Untranslated indie gems — playing narrative games that never got localized

Untranslated indie gems — playing narrative games that never got localized

3 min read

Narrative games made by individuals or small studios — indie ADVs, text adventures, narrative puzzles — are one of the cases where screen OCR plus a translation tool fits best.

The reason is simple: good games exist that don’t have an official translation.

Why indies don’t get localized

Commercial localization isn’t cheap. Translating into Japanese, Chinese, or Korean each typically costs anywhere from a few thousand to tens of thousands of dollars per language. For an indie studio’s budget, sometimes everything beyond English just doesn’t fit.

Some titles get fan translation patches, but those depend on community goodwill, so they don’t reach every game. There are quite a lot of indie games on Steam that you might hear are great but can’t actually read in your language.

That’s where a translation tool earns its place.

Why translation tools work well in this genre

Indie narrative games tend to share a few traits: text is the experience (reading is the main thing you’re doing), the screen pauses (the game advances when you advance the text, presentation tends to be slow), and the UI is clean (readability over decorative fonts and busy layouts). Most of the conditions OCR likes line up.

Across this category, the bulk of indie ADVs read in Playto without much effort. Standard typefaces and click-to-advance pacing both help.

Where to look

A few rules of thumb for finding untranslated indie titles.

Steam reviews. Games with high ratings but very few reviews in your language are likely to be untranslated. The review-language ratios on the store page make this easy to spot.

itch.io. Many indie devs ship there before (or instead of) Steam. Worth checking if a game has a Steam version before buying.

Steam tags. Filters like “short” and “text-heavy” surface the kind of narrative-leaning titles where this approach works.

Subtypes within the genre

“Indie narrative” is a broad term. Text adventures are an excellent fit — static screens with lots of text are the best case. Walking sims are a good fit — environmental text is in fixed positions, though voiced ones tend to have longer lines. Narrative puzzles are also a good fit — reading puzzle clues and NPC conversations through a translation tool works well. Narrative-leaning indie roguelikes are mixed — the play tempo can outrun OCR during combat.

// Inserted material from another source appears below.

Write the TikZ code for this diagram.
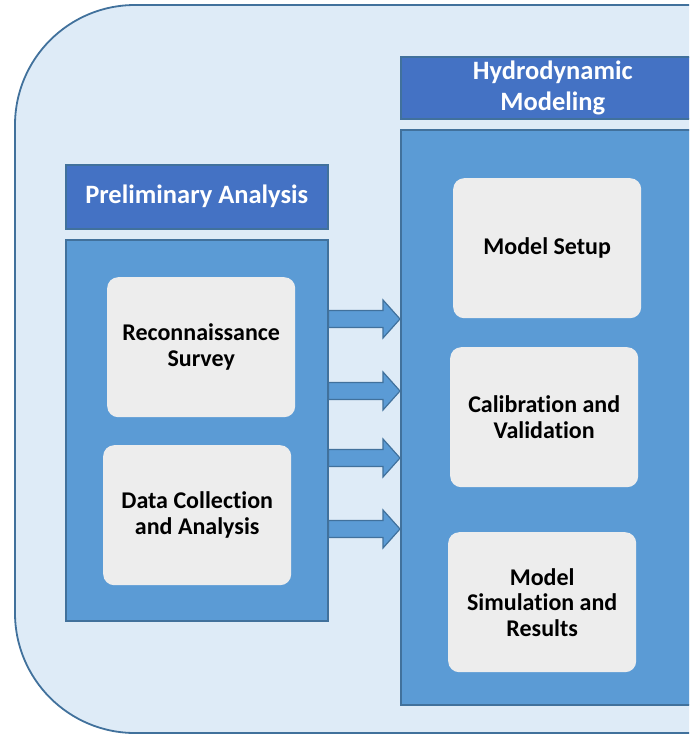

Going in with the right expectations

Playing a “good but untranslated” game with a translation tool is more enjoyable without expecting perfect output.

AI translation can’t fully grasp context, so poetic prose or stories with intricate setups have moments where the translated text alone doesn’t carry the meaning. Reading the original alongside the translation, and using the dictionary popup to verify a tricky word, is the practical way to do this without losing what’s good about the work.

Reaching games that didn’t get localized is where translation tools provide the most cultural value.